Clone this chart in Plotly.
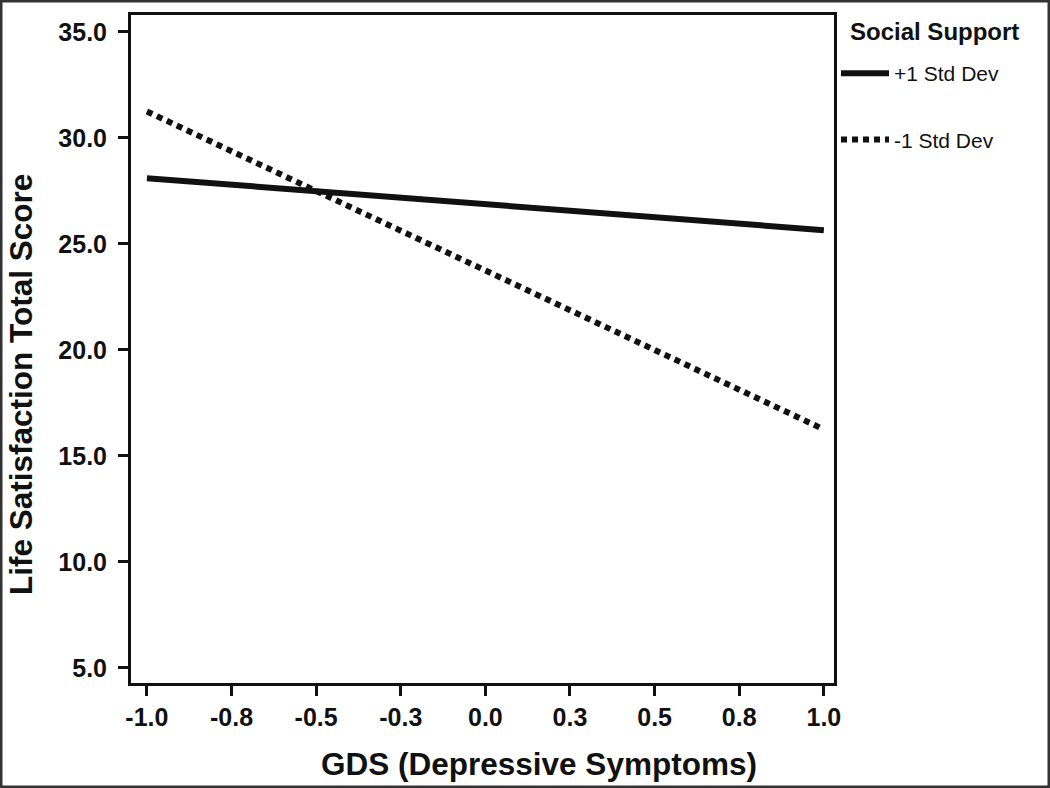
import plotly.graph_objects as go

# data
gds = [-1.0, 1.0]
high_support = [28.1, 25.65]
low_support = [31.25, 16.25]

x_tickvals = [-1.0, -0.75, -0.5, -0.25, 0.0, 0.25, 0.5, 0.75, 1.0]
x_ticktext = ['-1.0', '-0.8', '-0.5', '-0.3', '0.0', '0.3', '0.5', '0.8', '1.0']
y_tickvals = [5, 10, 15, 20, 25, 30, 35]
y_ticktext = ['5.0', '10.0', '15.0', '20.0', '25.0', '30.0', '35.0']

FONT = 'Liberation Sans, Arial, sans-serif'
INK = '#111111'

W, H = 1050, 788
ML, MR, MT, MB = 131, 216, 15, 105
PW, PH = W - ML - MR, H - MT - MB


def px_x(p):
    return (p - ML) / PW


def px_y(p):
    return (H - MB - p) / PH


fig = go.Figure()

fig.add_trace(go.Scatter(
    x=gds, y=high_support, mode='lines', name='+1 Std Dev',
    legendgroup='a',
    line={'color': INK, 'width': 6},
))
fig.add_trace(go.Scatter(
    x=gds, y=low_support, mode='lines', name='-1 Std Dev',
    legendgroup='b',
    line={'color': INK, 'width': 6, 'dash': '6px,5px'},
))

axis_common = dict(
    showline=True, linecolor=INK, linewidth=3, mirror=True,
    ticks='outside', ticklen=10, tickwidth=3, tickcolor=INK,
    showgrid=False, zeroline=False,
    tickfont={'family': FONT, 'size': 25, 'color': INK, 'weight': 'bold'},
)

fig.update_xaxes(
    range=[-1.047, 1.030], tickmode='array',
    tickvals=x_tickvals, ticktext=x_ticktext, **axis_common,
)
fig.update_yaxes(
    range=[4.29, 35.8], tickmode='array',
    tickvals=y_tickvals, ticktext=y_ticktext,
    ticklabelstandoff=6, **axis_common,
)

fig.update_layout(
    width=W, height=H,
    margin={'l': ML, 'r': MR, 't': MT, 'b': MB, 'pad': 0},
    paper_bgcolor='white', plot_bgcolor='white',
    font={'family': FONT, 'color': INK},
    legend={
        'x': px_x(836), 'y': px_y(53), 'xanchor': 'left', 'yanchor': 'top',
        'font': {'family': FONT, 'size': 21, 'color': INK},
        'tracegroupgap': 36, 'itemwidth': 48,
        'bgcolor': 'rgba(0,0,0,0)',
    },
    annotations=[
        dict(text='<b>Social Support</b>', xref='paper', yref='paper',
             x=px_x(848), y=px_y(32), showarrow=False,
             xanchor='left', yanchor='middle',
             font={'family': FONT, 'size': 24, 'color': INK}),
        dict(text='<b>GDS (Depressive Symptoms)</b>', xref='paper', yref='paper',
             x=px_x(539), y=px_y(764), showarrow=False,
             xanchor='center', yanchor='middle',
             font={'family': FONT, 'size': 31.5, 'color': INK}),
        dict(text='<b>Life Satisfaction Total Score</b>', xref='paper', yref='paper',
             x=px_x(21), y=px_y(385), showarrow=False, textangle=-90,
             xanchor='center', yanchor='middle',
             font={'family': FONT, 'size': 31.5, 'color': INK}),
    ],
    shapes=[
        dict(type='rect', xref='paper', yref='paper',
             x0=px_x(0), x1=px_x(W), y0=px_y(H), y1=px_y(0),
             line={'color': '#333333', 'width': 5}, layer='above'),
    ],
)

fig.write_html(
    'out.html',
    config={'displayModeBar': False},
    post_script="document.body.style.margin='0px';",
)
========================================================================
— Task to complete —
Leave out any pictures, please, and quote only the lines from the top of the data through the line that contains "low_support = [31.25, 16.25]".

— Answer in full —
Clone this chart in Plotly.
import plotly.graph_objects as go

# data
gds = [-1.0, 1.0]
high_support = [28.1, 25.65]
low_support = [31.25, 16.25]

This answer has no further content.